2 Embarrassing Ways You Could be Ruining Sales
Yeah, you may have spent a considerable amount of time researching your next prospect on LinkedIn and a slew of other sites, but there may be one reference you forgot to check: your fellow salespeople. Brian Birkett writing for SellingPower points out that overlooking what your coworkers are doing can lead to multiple problems.

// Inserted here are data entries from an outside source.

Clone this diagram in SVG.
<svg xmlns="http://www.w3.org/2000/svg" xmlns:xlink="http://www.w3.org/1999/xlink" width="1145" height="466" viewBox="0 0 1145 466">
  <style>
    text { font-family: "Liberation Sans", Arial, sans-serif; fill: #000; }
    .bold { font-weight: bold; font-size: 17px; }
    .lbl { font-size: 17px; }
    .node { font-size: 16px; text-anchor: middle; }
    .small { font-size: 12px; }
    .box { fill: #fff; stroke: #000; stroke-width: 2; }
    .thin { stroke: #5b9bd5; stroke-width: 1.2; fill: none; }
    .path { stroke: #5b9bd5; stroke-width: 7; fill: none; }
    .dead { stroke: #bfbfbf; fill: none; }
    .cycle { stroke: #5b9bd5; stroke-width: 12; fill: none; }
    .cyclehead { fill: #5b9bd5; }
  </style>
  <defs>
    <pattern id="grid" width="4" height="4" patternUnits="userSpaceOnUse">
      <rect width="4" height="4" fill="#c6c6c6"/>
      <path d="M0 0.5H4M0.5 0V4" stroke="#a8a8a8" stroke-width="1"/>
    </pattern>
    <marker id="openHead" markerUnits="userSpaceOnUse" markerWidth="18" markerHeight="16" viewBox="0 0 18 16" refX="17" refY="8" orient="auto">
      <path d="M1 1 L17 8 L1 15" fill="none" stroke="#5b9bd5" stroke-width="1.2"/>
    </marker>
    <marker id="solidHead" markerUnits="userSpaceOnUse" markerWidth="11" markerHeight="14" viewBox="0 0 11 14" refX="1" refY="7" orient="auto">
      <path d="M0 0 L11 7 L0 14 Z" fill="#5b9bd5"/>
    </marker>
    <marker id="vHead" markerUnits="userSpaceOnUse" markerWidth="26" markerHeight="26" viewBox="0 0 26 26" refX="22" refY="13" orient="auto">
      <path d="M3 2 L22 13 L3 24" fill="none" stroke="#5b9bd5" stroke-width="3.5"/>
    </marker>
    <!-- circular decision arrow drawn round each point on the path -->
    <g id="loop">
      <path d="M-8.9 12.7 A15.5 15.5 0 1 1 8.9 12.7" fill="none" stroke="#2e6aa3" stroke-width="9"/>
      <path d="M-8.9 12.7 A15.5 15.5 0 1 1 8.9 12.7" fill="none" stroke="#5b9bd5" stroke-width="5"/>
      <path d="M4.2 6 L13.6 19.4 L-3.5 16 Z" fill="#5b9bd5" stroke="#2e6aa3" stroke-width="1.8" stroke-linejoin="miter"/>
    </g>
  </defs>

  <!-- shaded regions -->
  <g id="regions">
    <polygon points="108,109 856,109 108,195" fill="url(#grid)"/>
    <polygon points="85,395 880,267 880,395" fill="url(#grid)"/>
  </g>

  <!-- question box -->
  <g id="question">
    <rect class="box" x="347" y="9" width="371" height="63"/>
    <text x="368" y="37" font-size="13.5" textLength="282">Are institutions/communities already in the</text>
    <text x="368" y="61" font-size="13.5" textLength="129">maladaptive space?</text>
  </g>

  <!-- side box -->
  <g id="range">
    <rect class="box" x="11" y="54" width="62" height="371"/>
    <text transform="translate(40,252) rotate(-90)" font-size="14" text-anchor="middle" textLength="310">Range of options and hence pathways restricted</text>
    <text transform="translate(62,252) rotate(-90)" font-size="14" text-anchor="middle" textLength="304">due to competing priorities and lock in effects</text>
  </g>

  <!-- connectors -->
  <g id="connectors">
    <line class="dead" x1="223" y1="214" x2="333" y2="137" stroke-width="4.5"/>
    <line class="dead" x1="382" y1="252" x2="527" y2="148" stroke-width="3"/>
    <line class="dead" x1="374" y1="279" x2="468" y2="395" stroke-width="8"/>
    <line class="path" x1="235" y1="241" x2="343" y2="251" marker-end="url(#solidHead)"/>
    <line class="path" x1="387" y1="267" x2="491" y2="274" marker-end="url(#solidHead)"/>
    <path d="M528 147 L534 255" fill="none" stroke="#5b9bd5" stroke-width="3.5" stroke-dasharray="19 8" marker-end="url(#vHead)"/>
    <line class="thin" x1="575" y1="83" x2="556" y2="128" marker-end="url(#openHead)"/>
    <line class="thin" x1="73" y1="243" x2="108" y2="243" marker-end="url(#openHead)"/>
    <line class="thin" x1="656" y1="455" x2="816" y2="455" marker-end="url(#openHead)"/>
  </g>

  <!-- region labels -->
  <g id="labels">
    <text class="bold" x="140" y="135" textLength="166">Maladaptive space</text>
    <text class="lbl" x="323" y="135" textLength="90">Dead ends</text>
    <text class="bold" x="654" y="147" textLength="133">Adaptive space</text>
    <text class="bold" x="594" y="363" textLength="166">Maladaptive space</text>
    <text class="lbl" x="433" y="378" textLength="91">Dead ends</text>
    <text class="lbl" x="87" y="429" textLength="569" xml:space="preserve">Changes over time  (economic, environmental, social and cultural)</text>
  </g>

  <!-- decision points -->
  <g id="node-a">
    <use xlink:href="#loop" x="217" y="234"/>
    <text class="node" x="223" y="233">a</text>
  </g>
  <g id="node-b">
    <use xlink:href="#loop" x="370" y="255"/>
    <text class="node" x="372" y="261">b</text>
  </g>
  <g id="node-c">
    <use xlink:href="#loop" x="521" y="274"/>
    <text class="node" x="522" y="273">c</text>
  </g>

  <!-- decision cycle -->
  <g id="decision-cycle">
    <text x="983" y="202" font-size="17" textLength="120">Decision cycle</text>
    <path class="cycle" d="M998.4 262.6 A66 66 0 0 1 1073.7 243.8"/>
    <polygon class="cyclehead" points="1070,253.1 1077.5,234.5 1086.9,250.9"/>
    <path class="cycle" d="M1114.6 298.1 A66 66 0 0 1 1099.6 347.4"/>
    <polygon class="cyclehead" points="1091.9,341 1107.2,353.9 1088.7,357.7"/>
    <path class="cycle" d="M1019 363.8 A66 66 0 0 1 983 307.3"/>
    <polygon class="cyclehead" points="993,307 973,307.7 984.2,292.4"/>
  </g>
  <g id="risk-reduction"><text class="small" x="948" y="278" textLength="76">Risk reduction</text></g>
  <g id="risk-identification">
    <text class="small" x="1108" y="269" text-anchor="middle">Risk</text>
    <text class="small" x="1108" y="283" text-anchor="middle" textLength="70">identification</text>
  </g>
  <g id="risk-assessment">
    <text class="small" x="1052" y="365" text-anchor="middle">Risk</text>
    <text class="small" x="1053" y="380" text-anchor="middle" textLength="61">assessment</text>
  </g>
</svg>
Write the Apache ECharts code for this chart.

Pitching to Existing Clients
Can you imagine? You just did all that work researching this seemingly perfect prospect and finding out exactly who you need to talk to. You get them on the phone, you give your elevator pitch only to hear them respond with, “Didn’t I sign a contract with your company recently?” Oof. Not only did you waste your time on a sale your company already had, you didn’t exactly make your company seem too organized, either. Avoid attempts at sales to existing clients by staying up-to-date with your fellow salespeoples’ latest sales victories.
Pitching to a Prospect Your Coworker Already Called
Again, this is a situation where you’re wasting your own time and might be negatively affecting the sale of one of your coworkers. Hopefully, you can explain your way out of that situation by making up an excuse up about how you’re working with the other salesperson to make sure the prospect is thoroughly informed. But what’s the best outcome from that situation? You’ll either hang up hoping the prospect will forget that ever happened or you may end up having to help your coworker make that sale, splitting the commission. Either way, your coworker is going to feel as if you’re stepping on their toes and no one wants that.
So, regularly check in with your coworkers to get caught up on their sales and pipeline. Better yet, keep information on your prospects and clients up to date in your CRM. And check that database before you take action on prospects and clients. It’ll help you save face, both the company’s and your own.